Problem to work on — Extract word for word the lines of the listing from its start to the line holding "control_treated = [9, 20, 21, 48, 36, 49]", both ends kept; pictures are not part of the copy.

Supplied data —
■ ■ ■ ■ ■ ■ ■

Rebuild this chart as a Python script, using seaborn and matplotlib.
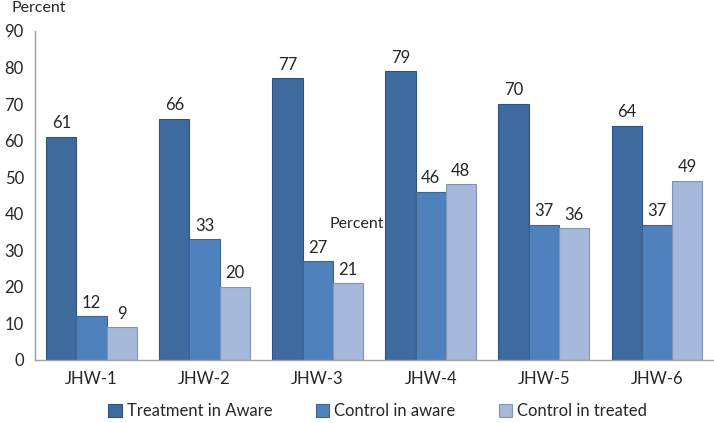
import pandas as pd
import matplotlib.pyplot as plt
import seaborn as sns

# Chart data
sites = ['JHW-1', 'JHW-2', 'JHW-3', 'JHW-4', 'JHW-5', 'JHW-6']
series_names = ['Treatment in Aware', 'Control in aware', 'Control in treated']
treatment_aware = [61, 66, 77, 79, 70, 64]
control_aware = [12, 33, 27, 46, 37, 37]
control_treated = [9, 20, 21, 48, 36, 49]

# Long format for seaborn
rows = []
for name, vals in zip(series_names, [treatment_aware, control_aware, control_treated]):
    for site, v in zip(sites, vals):
        rows.append({'site': site, 'series': name, 'value': v})
data = pd.DataFrame(rows)

sns.set_style('white')
plt.rcParams['font.family'] = ['Lato', 'DejaVu Sans']

colors = ['#3E6A9E', '#4F81BD', '#A6B9DA']
edges = ['#2E527D', '#3B6594', '#7F94B8']

fig = plt.figure(figsize=(7.14, 4.23), dpi=100)
ax = fig.add_axes([0.049, 0.149, 0.95, 0.778])

sns.barplot(data=data, x='site', y='value', hue='series', palette=colors,
            saturation=1, width=0.8, ax=ax, legend=True)

# Edges and value labels
for i, cont in enumerate(ax.containers):
    for bar in cont:
        bar.set_edgecolor(edges[i])
        bar.set_linewidth(0.8)
    ax.bar_label(cont, fmt='%d', padding=4, fontsize=12)

ax.set_ylim(0, 90)
ax.set_yticks(range(0, 91, 10))
ax.set_xlim(-0.5, 5.5)
ax.set_xlabel('')
ax.set_ylabel('')
ax.tick_params(axis='both', labelsize=12, length=0, pad=8)

for side in ['top', 'right']:
    ax.spines[side].set_visible(False)
for side in ['left', 'bottom']:
    ax.spines[side].set_color('#A0A0A0')
    ax.spines[side].set_linewidth(1)

fig.text(0.016, 0.998, 'Percent', fontsize=11.5, va='top', ha='left')
ax.text(2.35, 37.2, 'Percent', fontsize=11.5, va='center', ha='center')

leg = ax.legend(loc='upper center', bbox_to_anchor=(0.505, -0.085), ncol=3, frameon=False,
                fontsize=12, handlelength=0.8, handleheight=0.8, handletextpad=0.3,
                columnspacing=2.6)
for h, ec in zip(leg.legend_handles, edges):
    h.set_edgecolor(ec)
    h.set_linewidth(0.8)

fig.savefig('out.png', dpi=100)
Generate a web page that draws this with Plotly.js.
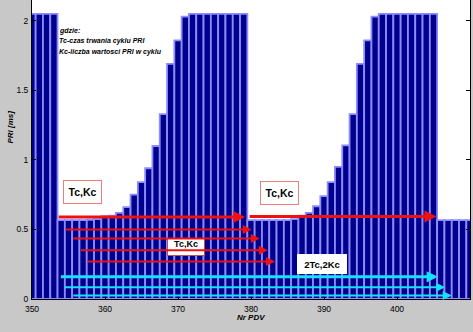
<!DOCTYPE html>
<html>
<head>
<meta charset="utf-8">
<script src="https://cdn.plot.ly/plotly-3.0.1.min.js"></script>
<style>html,body{margin:0;padding:0;background:#c8c8c8;}#chart{width:473px;height:332px;}</style>
</head>
<body>
<div id="chart"></div>
<script>
// PDV numbers (x categories)
var pdvNumbers = [350,351,352,353,354,355,356,357,358,359,
  360,361,362,363,364,365,366,367,368,369,
  370,371,372,373,374,375,376,377,378,379,
  380,381,382,383,384,385,386,387,388,389,
  390,391,392,393,394,395,396,397,398,399,
  400,401,402,403,404,405,406,407,408,409,410];
// PRI values [ms]
var priValues = [2.05,2.05,2.05,2.05,0.567,0.567,0.567,0.567,0.57,0.575,
  0.595,0.60,0.62,0.66,0.75,0.84,0.94,1.10,1.33,1.69,
  1.86,2.03,2.05,2.05,2.05,2.05,2.05,2.05,2.05,2.05,
  0.567,0.567,0.567,0.567,0.567,0.567,0.575,0.60,0.62,0.667,
  0.74,0.84,0.95,1.105,1.33,1.69,1.86,2.03,2.05,2.05,
  2.05,2.05,2.05,2.05,2.05,2.05,0.567,0.567,0.567,0.567,0.567];

var xTickVals = [350,360,370,380,390,400,410];
var xTickText = ['350','360','370','380','390','400','410'];
var yTickVals = [0,0.5,1,1.5,2];
var yTickText = ['0','0.5','1','1.5','2'];

// arrows: start x, end x (tip), level y
var redArrowStart = [353.45,379.6,354.4,355.45,356.5,357.4];
var redArrowEnd   = [379.2,405.4,380.1,381.2,382.3,383.3];
var redArrowY     = [0.59,0.593,0.50,0.435,0.35,0.27];
var redArrowWidth = [3,3,2,2,2,2];
var cyanArrowStart = [353.75,354.3,355.45];
var cyanArrowEnd   = [405.6,406.6,407.5];
var cyanArrowY     = [0.16,0.085,0.026];
var cyanArrowWidth = [3,2,2];

// text boxes
var boxText = ['Tc,Kc','Tc,Kc','Tc,Kc','2Tc,2Kc'];
var boxX = [356.9,383.97,371.1,389.66];
var boxY = [0.766,0.763,0.372,0.252];

var noteLines = ['gdzie:','Tc-czas trwania cyklu PRI','Kc-liczba wartosci PRI w cyklu'];

var trace = {
  type:'bar', x:pdvNumbers, y:priValues,
  marker:{color:'#00008c', line:{color:'#8c8cff', width:1.8}},
  hoverinfo:'none'
};

var annotations = [];
var boxW = [37,37,36,48], boxH = [22,22,16,18], boxFs = [10.5,10.5,9,9.5];
var boxVal = ['middle','middle','top','middle'];
var boxBorder = ['#e88080','#e88080','#c05050','#ffffff'];
for (var i=0;i<boxText.length;i++){
  annotations.push({xref:'x',yref:'y',x:boxX[i],y:boxY[i],text:'<b>'+boxText[i]+'</b>',
    showarrow:false,bgcolor:'#ffffff',bordercolor:boxBorder[i],borderwidth:1,borderpad:0,valign:boxVal[i],
    width:boxW[i],height:boxH[i],font:{family:'Arial',size:boxFs[i],color:'#000'}});
}
for (var i=0;i<redArrowStart.length;i++){
  annotations.push({xref:'x',yref:'y',axref:'x',ayref:'y',x:redArrowEnd[i],y:redArrowY[i],
    ax:redArrowStart[i],ay:redArrowY[i],text:'',showarrow:true,arrowhead:2,
    arrowsize:redArrowWidth[i]===3?0.8:0.9,arrowwidth:redArrowWidth[i],arrowcolor:'#f01010',standoff:0});
}
for (var i=0;i<cyanArrowStart.length;i++){
  annotations.push({xref:'x',yref:'y',axref:'x',ayref:'y',x:cyanArrowEnd[i],y:cyanArrowY[i],
    ax:cyanArrowStart[i],ay:cyanArrowY[i],text:'',showarrow:true,arrowhead:2,
    arrowsize:cyanArrowWidth[i]===3?0.75:0.9,arrowwidth:cyanArrowWidth[i],arrowcolor:'#18e0ff',standoff:0});
}
var noteY = [0.896,0.862,0.826];
for (var i=0;i<noteLines.length;i++){
  annotations.push({xref:'paper',yref:'paper',x:0.056,y:noteY[i],xanchor:'left',yanchor:'middle',align:'left',
    text:'<b><i>'+noteLines[i]+'</i></b>',showarrow:false,font:{family:'Arial',size:7,color:'#000'}});
}
annotations.push({xref:'paper',yref:'paper',x:0.5,y:-0.062,xanchor:'center',yanchor:'middle',
  text:'<b><i>Nr PDV</i></b>',showarrow:false,font:{family:'Arial',size:8,color:'#000'}});
annotations.push({xref:'paper',yref:'y',x:-0.048,y:1.24,xanchor:'center',yanchor:'middle',textangle:-90,
  text:'<b><i>PRI [ms]</i></b>',showarrow:false,font:{family:'Arial',size:8,color:'#000'}});

var layout = {
  width:473, height:332,
  margin:{l:32,r:3,t:0,b:33,pad:0},
  paper_bgcolor:'#c8c8c8', plot_bgcolor:'#ffffff',
  bargap:0, showlegend:false,
  xaxis:{range:[350,410],tickvals:xTickVals,ticktext:xTickText,ticks:'inside',ticklen:4,tickcolor:'#000',
    showline:true,linecolor:'#000',linewidth:1,zeroline:false,showgrid:false,ticklabelstandoff:2,
    tickfont:{family:'Arial',size:8.5,color:'#000'}},
  yaxis:{range:[0,2.15],tickvals:yTickVals,ticktext:yTickText,ticks:'inside',ticklen:4,tickcolor:'#000',
    showline:true,linecolor:'#000',linewidth:1,mirror:'ticks',zeroline:false,showgrid:false,ticklabelstandoff:1,
    tickfont:{family:'Arial',size:8.5,color:'#000'}},
  annotations:annotations
};
Plotly.newPlot('chart',[trace],layout,{displayModeBar:false,staticPlot:true});
</script>
</body>
</html>
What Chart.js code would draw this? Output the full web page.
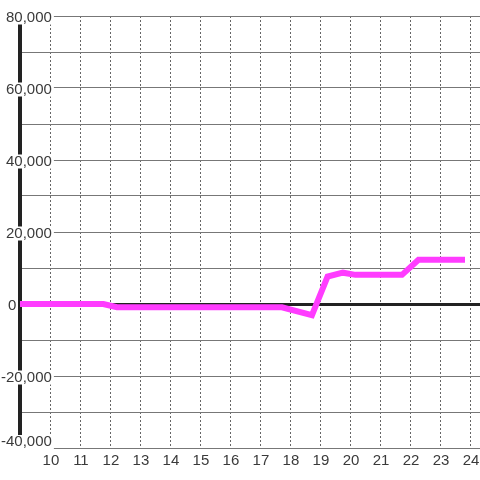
<!DOCTYPE html>
<html lang="en">
<head>
<meta charset="utf-8">
<title>Line</title>
<script src="https://cdn.jsdelivr.net/npm/chart.js@4/dist/chart.umd.min.js"></script>
<style>
  html, body { margin: 0; padding: 0; background: #fff; }
  #wrap { position: relative; width: 480px; height: 480px; }
</style>
</head>
<body>
<div id="wrap"><canvas id="chart"></canvas></div>
<script>
// hours of the day / value
var hours  = [8.97, 11.75, 12.2, 17.7, 18.7, 19.22, 19.73, 20.15, 21.7, 22.25, 23.8];
var values = [0, 0, -900, -900, -3100, 7600, 8700, 8100, 8100, 12300, 12300];
var xTicks = [10, 11, 12, 13, 14, 15, 16, 17, 18, 19, 20, 21, 22, 23, 24];
var yMin = -40000, yMax = 80000, yStep = 10000, yLabelStep = 20000;

var font = { family: "'Liberation Sans', Arial, sans-serif", size: 15 };
var txt = '#3a3a3a';
var backPad = { left: 2, right: 2, top: -2, bottom: -2 };

var pts = [];
for (var i = 0; i < hours.length; i++) pts.push({ x: hours[i], y: values[i] });

function labelled(v) { return v !== 0 && v !== yMin && v % yLabelStep === 0; }
function fmt(v) { return v.toLocaleString('en-US'); }

// extra label-only axis (no grid, no border, zero width)
function labelAxis(value, pad, offset, back) {
  return {
    position: 'left',
    weight: 0,
    min: yMin,
    max: yMax,
    afterBuildTicks: function (s) { s.ticks = [{ value: value }]; },
    afterFit: function (s) { s.width = 0; },
    grid: { display: false, drawTicks: false },
    border: { display: false },
    ticks: {
      mirror: true, crossAlign: 'far', padding: pad, labelOffset: offset,
      color: txt, font: font,
      showLabelBackdrop: back, backdropPadding: backPad, backdropColor: '#fff',
      callback: fmt
    }
  };
}

new Chart(document.getElementById('chart'), {
  type: 'line',
  data: {
    datasets: [{
      data: pts,
      borderColor: '#ff3cff',
      borderWidth: 6,
      borderCapStyle: 'butt',
      pointRadius: 0,
      tension: 0,
      yAxisID: 'y'
    }]
  },
  options: {
    responsive: true,
    maintainAspectRatio: false,
    animation: false,
    layout: { padding: { top: 16, left: 0, right: 0, bottom: 0 } },
    plugins: { legend: { display: false }, tooltip: { enabled: false } },
    scales: {
      x: {
        type: 'linear',
        min: 8.97,
        max: 24.3,
        afterBuildTicks: function (s) { s.ticks = xTicks.map(function (v) { return { value: v }; }); },
        afterFit: function (s) { s.height = 32; s.paddingLeft = 0; s.paddingRight = 0; },
        grid: { color: '#666', lineWidth: 1, drawTicks: false, borderDash: [2, 2] },
        border: { display: false, dash: [2, 2] },
        ticks: { color: txt, font: font, padding: 4, maxRotation: 0, autoSkip: false }
      },
      y: {
        position: 'left',
        weight: 1,
        min: yMin,
        max: yMax,
        afterFit: function (s) { s.width = 20; },
        grid: {
          drawTicks: false,
          color: function (c) { return c.tick && c.tick.value === 0 ? '#222' : '#777'; },
          lineWidth: function (c) { return c.tick && c.tick.value === 0 ? 3 : 1; }
        },
        border: { display: true, color: '#222', width: 4 },
        ticks: {
          stepSize: yStep,
          mirror: true,
          crossAlign: 'far',
          padding: -19,
          labelOffset: 1.5,
          color: txt,
          font: font,
          showLabelBackdrop: true,
          backdropPadding: backPad,
          backdropColor: function (c) {
            return c.tick && labelled(c.tick.value) ? '#fff' : 'rgba(0,0,0,0)';
          },
          callback: function (v) { return labelled(v) ? fmt(v) : ''; }
        }
      },
      yZero: labelAxis(0, -12, 1.5, false),
      yBottom: labelAxis(yMin, -19, -6, true)
    }
  }
});
</script>
</body>
</html>
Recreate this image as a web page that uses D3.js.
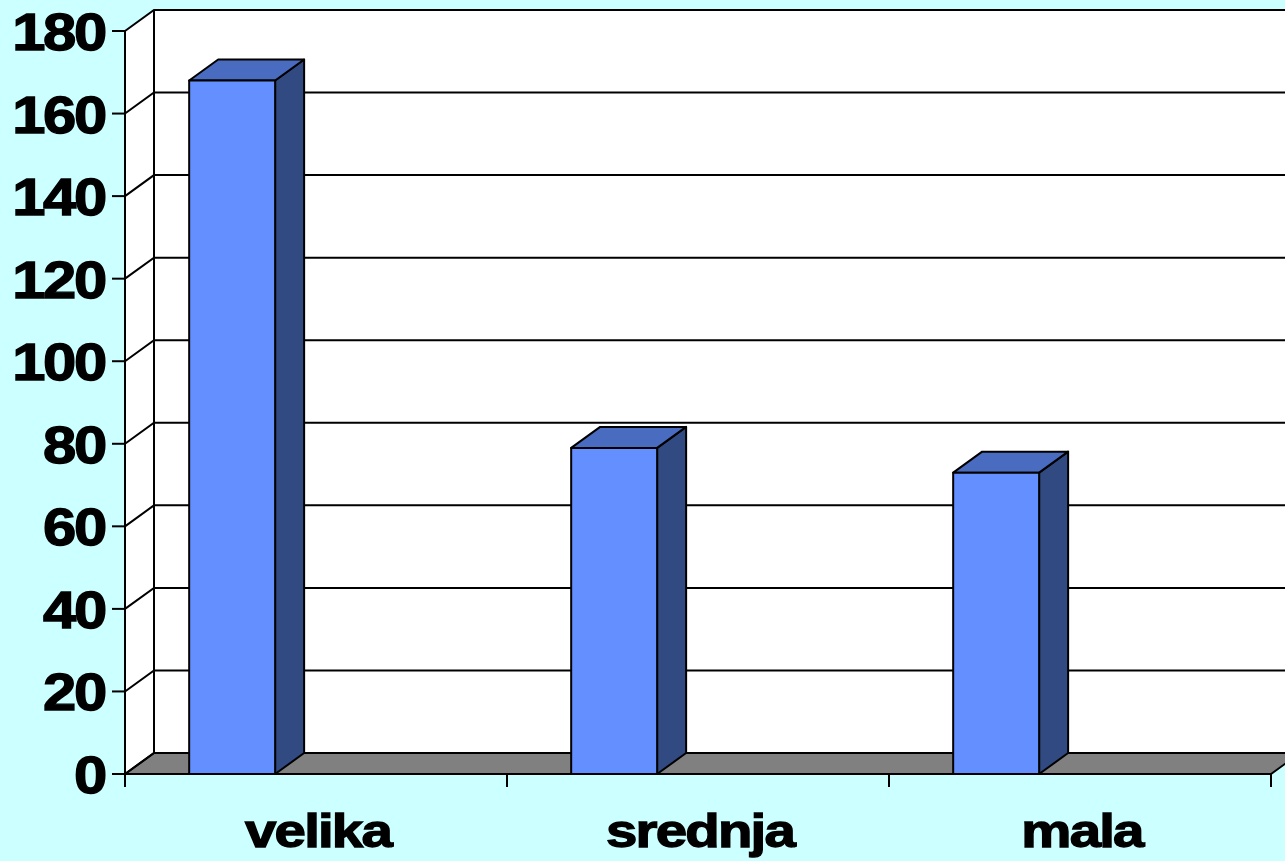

■ ■ ■ ■ ■ ■ ■

Solution to this exercise —
Rebuild this chart as a Python script, using seaborn and matplotlib.
import pandas as pd
import matplotlib.pyplot as plt
import seaborn as sns

# Chart data
sites = ['JHW-1', 'JHW-2', 'JHW-3', 'JHW-4', 'JHW-5', 'JHW-6']
series_names = ['Treatment in Aware', 'Control in aware', 'Control in treated']
treatment_aware = [61, 66, 77, 79, 70, 64]
control_aware = [12, 33, 27, 46, 37, 37]
control_treated = [9, 20, 21, 48, 36, 49]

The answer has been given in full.